SEM images of (a) carbon fiber paper (b) Co3O4 nanowires with brush-like morphology, (c) graphitized carbon paper and (d) Co3O4 nanowires with flower-like morphology. (Reprinted with permission from American Chemical Society)
"We designed the electrode with macroporosity to help electrolyte flow and with mesoporosity to increase oxide surface area and increase the redox reaction rate," says Alshareef. "We used a substrate-assisted nucleation process so that every nanowire makes contact with the current collector surface. Our cobalt oxide (Co3O4) nanowires grown on fibrous paper collectors self-organize into a brush-like morphology while the nanowires grown on planar carbon self-organize into a flower-like morphology. The fabricated electrodes offer the desired properties of macroporosity to allow facile electrolyte flow, thereby reducing device resistance while the nanoporosity with large surface area to allow faster reaction kinetics."
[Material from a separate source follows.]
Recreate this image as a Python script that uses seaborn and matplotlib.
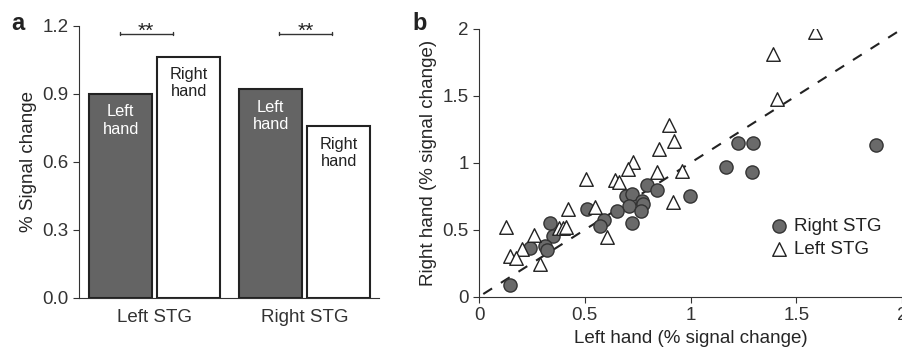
import pandas as pd
import numpy as np
import seaborn as sns
from matplotlib import pyplot as plt

# panel a: mean % signal change per region and hand
regions = ['Left STG', 'Right STG']
hands = ['Left hand', 'Right hand']
left_hand_vals = [0.90, 0.92]
right_hand_vals = [1.065, 0.757]
# significance brackets (x offsets from each category, height) and labels
sig_x = [(-0.232, 0.119), (0.830, 1.186)]
sig_y = 1.166
sig_text = ['**', '**']

# panel b: per-subject values (left hand, right hand)
right_stg_x = [1.226, 1.294, 1.877, 1.170, 1.291, 0.793, 0.843, 0.998, 0.694, 0.725,
               0.769, 0.777, 0.709, 0.765, 0.651, 0.509, 0.592, 0.572, 0.722, 0.336,
               0.348, 0.241, 0.312, 0.323, 0.147]
right_stg_y = [1.149, 1.149, 1.134, 0.969, 0.932, 0.837, 0.794, 0.754, 0.754, 0.767,
               0.712, 0.694, 0.679, 0.637, 0.637, 0.655, 0.575, 0.530, 0.554, 0.550,
               0.450, 0.367, 0.375, 0.350, 0.088]
left_stg_x = [1.589, 1.390, 1.410, 0.900, 0.920, 0.853, 0.730, 0.703, 0.840, 0.961,
              0.507, 0.643, 0.662, 0.916, 0.548, 0.421, 0.128, 0.260, 0.380, 0.396,
              0.411, 0.607, 0.205, 0.147, 0.173, 0.288]
left_stg_y = [1.980, 1.815, 1.480, 1.280, 1.166, 1.106, 1.007, 0.957, 0.930, 0.937,
              0.880, 0.869, 0.857, 0.707, 0.670, 0.655, 0.520, 0.462, 0.512, 0.512,
              0.520, 0.445, 0.355, 0.305, 0.287, 0.245]
unity = [0.02, 2.0]

sns.set_style('ticks')
plt.rcParams['font.family'] = ['Liberation Sans', 'DejaVu Sans']
plt.rcParams['axes.edgecolor'] = '#333333'
plt.rcParams['xtick.color'] = '#333333'
plt.rcParams['ytick.color'] = '#333333'
plt.rcParams['text.color'] = '#222222'
fs = 13.5

fig = plt.figure(figsize=(9.03, 3.56), dpi=100)
ax1 = fig.add_axes([0.0875, 0.163, 0.332, 0.764])
ax2 = fig.add_axes([0.5305, 0.1666, 0.4684, 0.752])

# ---- panel a
df = pd.DataFrame({'region': regions * 2,
                   'hand': [hands[0]] * 2 + [hands[1]] * 2,
                   'value': left_hand_vals + right_hand_vals})
sns.barplot(data=df, x='region', y='value', hue='hand', hue_order=hands,
            palette={'Left hand': '#646464', 'Right hand': 'white'},
            edgecolor='#222222', linewidth=1.5, width=0.907, gap=0.074,
            legend=False, ax=ax1)
for cont, hand in zip(ax1.containers, hands):
    for bar in cont:
        ax1.text(bar.get_x() + bar.get_width() / 2, bar.get_height() - 0.045,
                 hand.replace(' ', '\n'), ha='center', va='top', fontsize=11.8,
                 linespacing=1.2, color='white' if hand == 'Left hand' else '#222222')
for xs, t in zip(sig_x, sig_text):
    ax1.plot(xs, [sig_y, sig_y], color='#333333', lw=1, clip_on=False)
    for x in xs:
        ax1.plot([x, x], [sig_y - 0.007, sig_y + 0.007], color='#333333', lw=1, clip_on=False)
    ax1.text(np.mean(xs), sig_y - 0.03, t, ha='center', va='bottom', fontsize=15, clip_on=False)
ax1.set_xlim(-0.505, 1.495)
ax1.set_ylim(0, 1.2)
ax1.set_yticks([0, 0.3, 0.6, 0.9, 1.2])
ax1.set_yticklabels(['0.0', '0.3', '0.6', '0.9', '1.2'])
ax1.set_xlabel('')
ax1.set_ylabel('% Signal change', fontsize=fs)
ax1.tick_params(axis='x', length=0, labelsize=fs, pad=8)
ax1.tick_params(axis='y', length=4, labelsize=fs)
sns.despine(ax=ax1)

# ---- panel b
ax2.plot(unity, unity, ls=(0, (5, 5)), color='#222222', lw=1.5, zorder=1)
sns.scatterplot(x=right_stg_x, y=right_stg_y, marker='o', s=90, color='#6a6a6a',
                edgecolor='#333333', linewidth=1, label='Right STG', ax=ax2, zorder=2)
sns.scatterplot(x=left_stg_x, y=left_stg_y, marker='^', s=95, color='white',
                edgecolor='#222222', linewidth=1, label='Left STG', ax=ax2, zorder=3)
ax2.set_xlim(0, 2)
ax2.set_ylim(0, 2)
ax2.set_xticks([0, 0.5, 1, 1.5, 2])
ax2.set_xticklabels(['0', '0.5', '1', '1.5', '2'])
ax2.set_yticks([0, 0.5, 1, 1.5, 2])
ax2.set_yticklabels(['0', '0.5', '1', '1.5', '2'])
ax2.set_xlabel('Left hand (% signal change)', fontsize=fs)
ax2.set_ylabel('Right hand (% signal change)', fontsize=fs)
ax2.tick_params(length=4, labelsize=fs)
ax2.legend(loc='lower right', bbox_to_anchor=(0.97, 0.115), frameon=False, fontsize=fs,
           handlelength=1.2, handletextpad=0.2, borderaxespad=0, labelspacing=0.35)
sns.despine(ax=ax2)

fig.text(0.012, 0.965, 'a', fontsize=17, fontweight='bold', va='top')
fig.text(0.457, 0.965, 'b', fontsize=17, fontweight='bold', va='top')

fig.savefig('out.png', dpi=100)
Specifically, this novel electrode design combines several ideas:
1) Using carbon fiber instead of planar carbon to allow more facile electrolyte flow to the entire volume of the electrode;
2) Using in situ solvothermal synthesis to form mesoporous oxide nanowires directly on the current collector where every single nanowire makes direct contact with the collector surface;
3) Manipulating the solvothermal process conditions to render the nanowires mesoporous so they have a large surface area. In this study, the researchers use two types of carbon-coated collectors to demonstrate the design concepts using Co3O4 as prototype.
(a) Low and (b) high magnification SEM images of Co3O4 nanowires with brush-like morphology. (Reprinted with permission from American Chemical Society)
Cobalt oxide (Co3O4) is considered one of the better alternatives to ruthenium oxide due to its high theoretical capacitance and other performance metrics. The Co3O4 nanowires used by the team were grown using solvothermal synthesis directly on either planar carbon-coated or fibrous carbon-coated conductive flexible current collectors. In both cases, the Co3O4 nanowires nucleated starting from the carbon surface, spreading radially out.
Alshareef points out that every single Co3O4 nanowire made contact with the current collector. "The fibrous carbon collector resulted in the oxide nanowire nucleating in a three-dimensional fashion, completely surrounding the fibers, unlike what is the case with planar carbon collectors. In addition, the fibrous carbon structure allowed more facile electrolyte flow. These two effects significantly enhanced the performance of the devices with the fibrous carbon collectors electrodes."
This research appears to solve the main problem of limited capacitor performance by showing a pathway to realizing significant capacitance improvements for oxide-based supercapacitors. The team notes, though, that since cobalt is somewhat expensive they are currently trying the reported approach with other metal oxides that are less expensive in the hope of realizing similar improvements with other oxides.